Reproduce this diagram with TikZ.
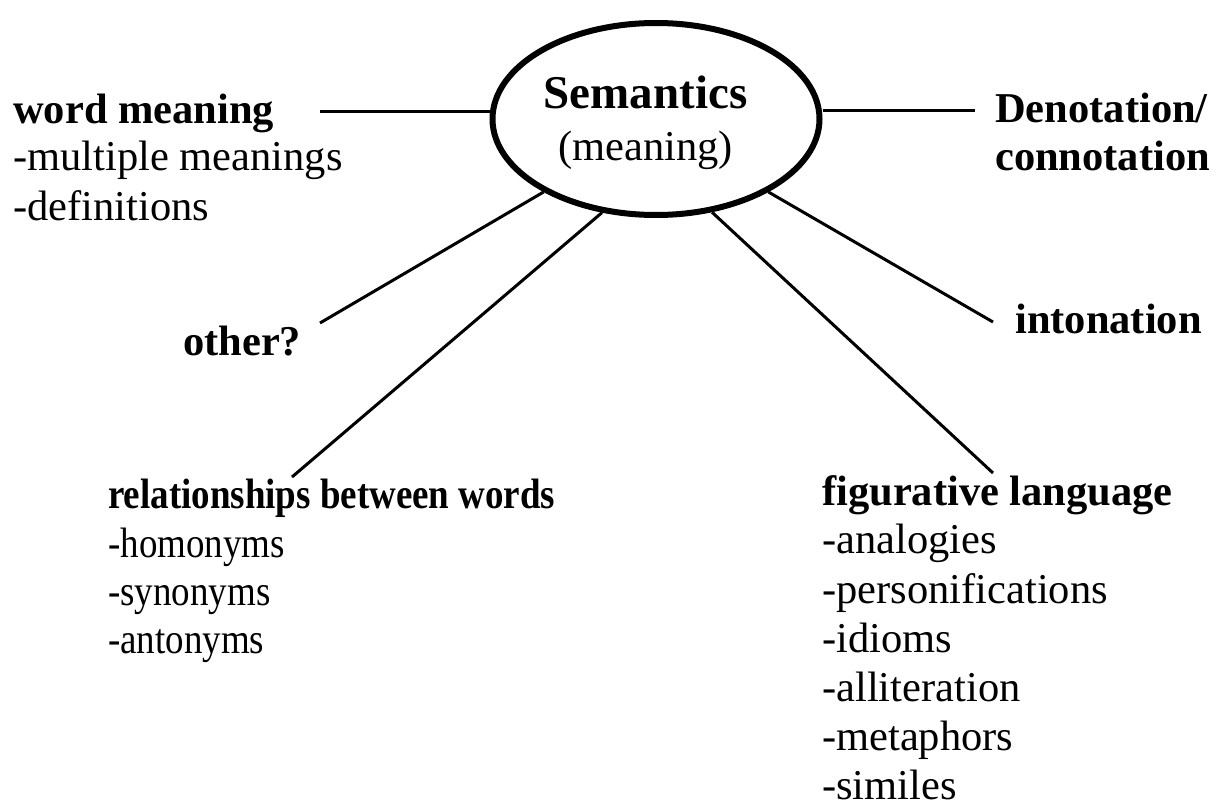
\documentclass[tikz,border=0pt]{standalone}
\usepackage{fontspec}
\setmainfont{Liberation Serif}
\newfontfamily\narrowserif[FakeStretch=0.87]{Liberation Serif}
\usetikzlibrary{shapes.geometric}
\tikzset{
  hub/.style={ellipse, draw, line width=6pt, minimum width=327pt, minimum height=192pt, inner sep=0pt},
  head/.style={anchor=base west, inner sep=0pt, font=\fontsize{42.5}{50}\selectfont\bfseries},
  item/.style={anchor=base west, inner sep=0pt, font=\fontsize{42.5}{50}\selectfont},
  narrowhead/.style={head, font=\fontsize{42.5}{50}\selectfont\narrowserif\bfseries},
  narrowitem/.style={item, font=\fontsize{42.5}{50}\selectfont\narrowserif},
  spoke/.style={line width=3pt},
}
\begin{document}
\begin{tikzpicture}[x=1pt, y=-1pt]
\useasboundingbox (0,0) rectangle (1216,806);

% central ellipse
\node[hub] (sem) at (656,119) {};
\node[anchor=base, inner sep=0pt, font=\fontsize{47}{50}\selectfont\bfseries] (semt) at (645.5,108) {Semantics};
\node[anchor=base, inner sep=0pt, font=\fontsize{42.5}{50}\selectfont] (semm) at (645.5,160) {(meaning)};

% word meaning
\node[head] (wm) at (13,123) {word meaning};
\node[item] (wm1) at (13,170) {-multiple meanings};
\node[item] (wm2) at (13,220) {-definitions};

% denotation / connotation
\node[head] (dn) at (995,122) {Denotation/};
\node[head] (dn2) at (995,170) {connotation};

% intonation
\node[head] (in) at (1015,333) {intonation};

% other?
\node[head] (ot) at (183,355) {other?};

% relationships between words
\node[narrowhead] (rel) at (108,508) {relationships between words};
\node[narrowitem] (rel1) at (108,557) {-homonyms};
\node[narrowitem] (rel2) at (108,605) {-synonyms};
\node[narrowitem] (rel3) at (108,653) {-antonyms};

% figurative language
\node[head] (fig) at (822,505) {figurative language};
\node[item] (fig1) at (822,553) {-analogies};
\node[item] (fig2) at (822,603) {-personifications};
\node[item] (fig3) at (822,652) {-idioms};
\node[item] (fig4) at (822,701) {-alliteration};
\node[item] (fig5) at (822,750) {-metaphors};
\node[item] (fig6) at (822,799) {-similes};

% free ends of the spokes
\coordinate (wm-end) at (320,111);
\coordinate (dn-end) at (975,110);
\coordinate (ot-end) at (320,323);
\coordinate (rel-end) at (292,477);
\coordinate (fig-end) at (993,473);
\coordinate (in-end) at (993,322);

% spokes
\draw[spoke] (wm-end) -- (wm-end -| sem.west);
\draw[spoke] (dn-end) -- (dn-end -| sem.east);
\draw[spoke] (ot-end) -- (sem.213);
\draw[spoke] (rel-end) -- (sem.240);
\draw[spoke] (fig-end) -- (sem.301);
\draw[spoke] (in-end) -- (sem.327);
\end{tikzpicture}
\end{document}
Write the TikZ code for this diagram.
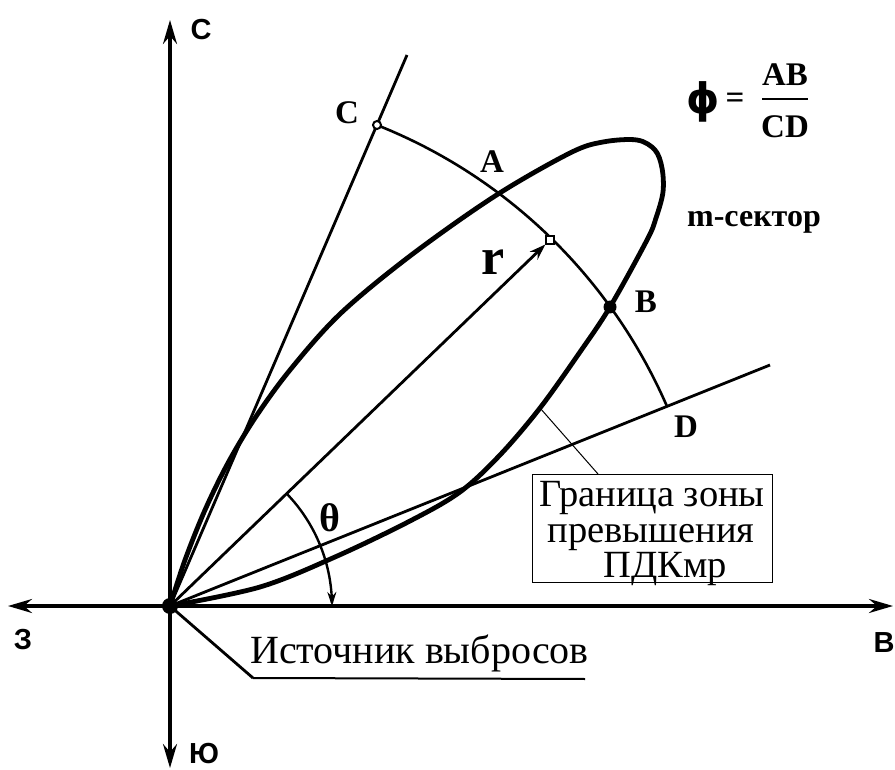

Written problem
Go back to the entries above and restate word for word every line from the first through the one that contains "(0,0) rectangle (1216,806);", leaving the pictures behind.

Task solution
Reproduce this diagram with TikZ.
\documentclass[tikz,border=0pt]{standalone}
\usepackage{fontspec}
\setmainfont{Liberation Serif}
\newfontfamily\narrowserif[FakeStretch=0.87]{Liberation Serif}
\usetikzlibrary{shapes.geometric}
\tikzset{
  hub/.style={ellipse, draw, line width=6pt, minimum width=327pt, minimum height=192pt, inner sep=0pt},
  head/.style={anchor=base west, inner sep=0pt, font=\fontsize{42.5}{50}\selectfont\bfseries},
  item/.style={anchor=base west, inner sep=0pt, font=\fontsize{42.5}{50}\selectfont},
  narrowhead/.style={head, font=\fontsize{42.5}{50}\selectfont\narrowserif\bfseries},
  narrowitem/.style={item, font=\fontsize{42.5}{50}\selectfont\narrowserif},
  spoke/.style={line width=3pt},
}
\begin{document}
\begin{tikzpicture}[x=1pt, y=-1pt]
\useasboundingbox (0,0) rectangle (1216,806);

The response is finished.